General practitioner ~ Follow-up procedures ~ Reporting of test results ~ Communication ~ Referral ~ Rights 4(1), 4(4)

A man and his wife complained about the services provided by two GPs. The 52-year-old patient presented to the first GP with an asymptomatic lump on the right side of his neck. The GP mentioned the likelihood of malignancy and ordered blood tests to exclude other pathology before a possible ENT referral. He advised the patient to telephone him for the results.

When the patient phoned he spoke to a practice nurse, who correctly advised him that his results were normal. The patient saw no reason to talk to the GP directly, as he assumed that there was no reason for undue concern, as his results were normal. The GP was not informed of the conversation with the nurse. As the results were normal and he had not been phoned by the patient, he assumed that the problem had settled and thus no follow-up was instituted.

Four months later the patient presented to another GP at the practice, as the lump was increasing in size. The second GP recommended removal of the lump and advised that he was able to perform the surgery. He told the patient that his notes indicated that the first GP had referred him to an ENT specialist, and he was probably still on the waiting list. The patient elected to have the surgery performed by the GP rather than wait. At no time did the two GPs discuss the case.

The following week the second GP performed an excisional biopsy, during which the patient noted that there was a lot of blood and the GP "cut and thrust and pulled" for about 20 minutes. The GP abandoned the procedure when he realised that the lymph nodes were too deep. He arranged for referral to a private general surgeon, and further surgery confirmed a diagnosis of cancer.
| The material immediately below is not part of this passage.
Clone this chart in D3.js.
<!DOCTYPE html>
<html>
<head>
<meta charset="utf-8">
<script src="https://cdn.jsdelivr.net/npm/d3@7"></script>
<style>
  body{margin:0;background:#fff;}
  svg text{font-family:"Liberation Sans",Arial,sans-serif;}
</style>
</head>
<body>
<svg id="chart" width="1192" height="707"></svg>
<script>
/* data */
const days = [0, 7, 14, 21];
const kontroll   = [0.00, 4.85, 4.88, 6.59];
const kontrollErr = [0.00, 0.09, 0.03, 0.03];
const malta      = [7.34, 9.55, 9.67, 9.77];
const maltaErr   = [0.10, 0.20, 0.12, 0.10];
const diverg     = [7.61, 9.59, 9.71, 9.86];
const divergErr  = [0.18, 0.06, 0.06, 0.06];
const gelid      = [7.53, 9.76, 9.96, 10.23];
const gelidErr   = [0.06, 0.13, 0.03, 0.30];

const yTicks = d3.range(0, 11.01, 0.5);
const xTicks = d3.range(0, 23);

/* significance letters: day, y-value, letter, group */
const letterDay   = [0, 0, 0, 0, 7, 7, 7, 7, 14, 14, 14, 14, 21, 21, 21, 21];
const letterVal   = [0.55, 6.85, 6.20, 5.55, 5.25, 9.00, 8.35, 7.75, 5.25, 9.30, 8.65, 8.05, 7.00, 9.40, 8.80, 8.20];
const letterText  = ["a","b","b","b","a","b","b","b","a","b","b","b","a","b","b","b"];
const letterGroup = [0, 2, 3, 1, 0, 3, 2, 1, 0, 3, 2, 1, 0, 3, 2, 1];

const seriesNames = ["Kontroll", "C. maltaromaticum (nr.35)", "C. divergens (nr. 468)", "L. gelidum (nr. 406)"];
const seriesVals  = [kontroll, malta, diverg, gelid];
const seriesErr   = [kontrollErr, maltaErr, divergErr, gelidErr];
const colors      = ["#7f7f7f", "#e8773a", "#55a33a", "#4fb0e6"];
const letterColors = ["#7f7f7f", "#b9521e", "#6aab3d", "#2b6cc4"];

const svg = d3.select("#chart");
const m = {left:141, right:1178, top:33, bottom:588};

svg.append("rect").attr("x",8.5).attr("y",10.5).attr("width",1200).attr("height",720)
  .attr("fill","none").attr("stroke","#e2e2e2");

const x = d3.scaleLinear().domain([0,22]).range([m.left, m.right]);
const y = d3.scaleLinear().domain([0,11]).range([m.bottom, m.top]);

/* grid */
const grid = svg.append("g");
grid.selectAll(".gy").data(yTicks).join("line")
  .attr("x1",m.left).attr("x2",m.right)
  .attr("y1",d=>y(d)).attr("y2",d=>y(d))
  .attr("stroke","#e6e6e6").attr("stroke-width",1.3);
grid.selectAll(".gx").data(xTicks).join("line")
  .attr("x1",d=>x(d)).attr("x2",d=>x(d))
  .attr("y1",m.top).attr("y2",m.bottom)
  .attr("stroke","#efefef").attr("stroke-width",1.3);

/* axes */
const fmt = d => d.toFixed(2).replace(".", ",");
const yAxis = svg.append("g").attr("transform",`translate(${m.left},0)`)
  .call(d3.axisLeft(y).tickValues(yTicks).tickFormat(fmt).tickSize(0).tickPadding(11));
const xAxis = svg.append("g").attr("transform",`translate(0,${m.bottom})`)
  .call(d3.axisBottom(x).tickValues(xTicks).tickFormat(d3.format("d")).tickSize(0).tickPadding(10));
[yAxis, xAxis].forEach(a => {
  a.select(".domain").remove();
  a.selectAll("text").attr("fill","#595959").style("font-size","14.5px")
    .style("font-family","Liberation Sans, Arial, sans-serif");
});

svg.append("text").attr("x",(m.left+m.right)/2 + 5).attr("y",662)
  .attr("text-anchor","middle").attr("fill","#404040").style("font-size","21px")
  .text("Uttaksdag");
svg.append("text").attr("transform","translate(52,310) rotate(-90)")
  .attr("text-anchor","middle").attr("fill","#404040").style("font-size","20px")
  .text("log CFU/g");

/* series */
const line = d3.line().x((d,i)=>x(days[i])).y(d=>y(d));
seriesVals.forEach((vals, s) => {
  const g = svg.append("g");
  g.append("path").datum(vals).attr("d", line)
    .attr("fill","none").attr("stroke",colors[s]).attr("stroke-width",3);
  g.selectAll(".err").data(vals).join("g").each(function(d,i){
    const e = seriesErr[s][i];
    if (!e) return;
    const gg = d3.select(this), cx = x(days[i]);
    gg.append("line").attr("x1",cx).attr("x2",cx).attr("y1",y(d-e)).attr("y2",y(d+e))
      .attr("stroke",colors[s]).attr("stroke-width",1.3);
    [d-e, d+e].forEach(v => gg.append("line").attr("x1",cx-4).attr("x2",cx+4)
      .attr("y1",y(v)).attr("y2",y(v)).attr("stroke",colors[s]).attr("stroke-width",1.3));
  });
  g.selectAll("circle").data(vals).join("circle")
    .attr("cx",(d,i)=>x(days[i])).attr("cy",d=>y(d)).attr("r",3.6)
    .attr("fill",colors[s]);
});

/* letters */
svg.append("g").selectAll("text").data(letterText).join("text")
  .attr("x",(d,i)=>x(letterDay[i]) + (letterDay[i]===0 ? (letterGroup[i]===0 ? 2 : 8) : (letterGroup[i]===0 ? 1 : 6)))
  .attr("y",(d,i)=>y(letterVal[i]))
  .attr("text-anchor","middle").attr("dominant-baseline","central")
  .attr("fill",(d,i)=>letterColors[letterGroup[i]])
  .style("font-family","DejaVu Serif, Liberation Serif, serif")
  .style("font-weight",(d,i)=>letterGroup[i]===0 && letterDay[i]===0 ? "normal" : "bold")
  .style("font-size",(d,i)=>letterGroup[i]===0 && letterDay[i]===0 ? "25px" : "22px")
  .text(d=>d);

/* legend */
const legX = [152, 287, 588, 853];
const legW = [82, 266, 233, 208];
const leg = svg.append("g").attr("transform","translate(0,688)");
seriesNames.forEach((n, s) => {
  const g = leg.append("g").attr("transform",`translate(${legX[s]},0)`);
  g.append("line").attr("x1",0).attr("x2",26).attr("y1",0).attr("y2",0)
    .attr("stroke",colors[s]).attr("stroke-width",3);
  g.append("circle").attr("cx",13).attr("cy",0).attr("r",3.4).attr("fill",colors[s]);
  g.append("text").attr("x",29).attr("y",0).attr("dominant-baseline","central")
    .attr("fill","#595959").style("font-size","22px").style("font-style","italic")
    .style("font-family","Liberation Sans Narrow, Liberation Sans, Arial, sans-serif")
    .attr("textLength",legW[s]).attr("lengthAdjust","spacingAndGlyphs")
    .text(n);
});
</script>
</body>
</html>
The first doctor was found in breach of Right 4(4) of the Code. The Commissioner was critical of the system for managing patient test results and the failure to follow up as planned, and stated: "The potential cancer diagnosis for [the patient] required proactive follow-up. In my view, it was incumbent upon [the GP] to ensure that he discussed next steps (such as specialist referral) following the negative blood test results, and that appropriate action followed."

The second GP was found in breach of Right 4(1) of the Code with regard to his decision to perform the excisional biopsy. The Commissioner noted that normal practice is initially to perform a fine needle aspiration in such cases.
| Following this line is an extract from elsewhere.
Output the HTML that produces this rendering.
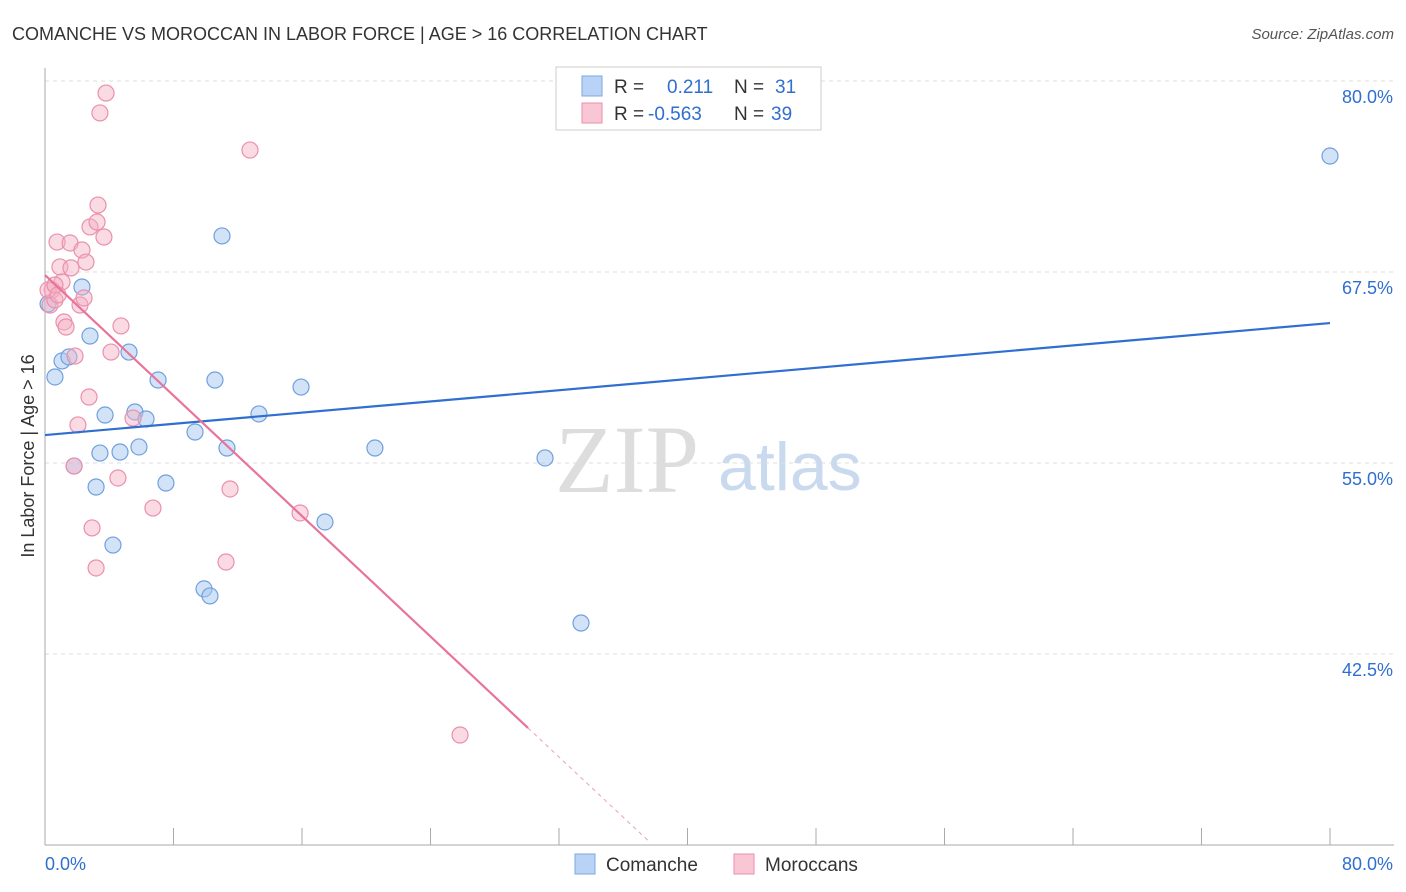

Furthermore, the GP was unwise to perform the operation without sufficient experience, training or facilities to deal with such a procedure. Damage to the patient's parotid gland, which required removal by the general surgeon, was also found to be "an adverse event attributable to [the second GP's] inappropriate decision to attempt excisional biopsy".

This case highlights the need for efficient systems for handling test results and referrals, particularly in cases where the diagnosis may be severe. It also illustrates that GPs must be aware of their limitations and the need to err on the side of caution when considering whether to refer a patient for specialist care.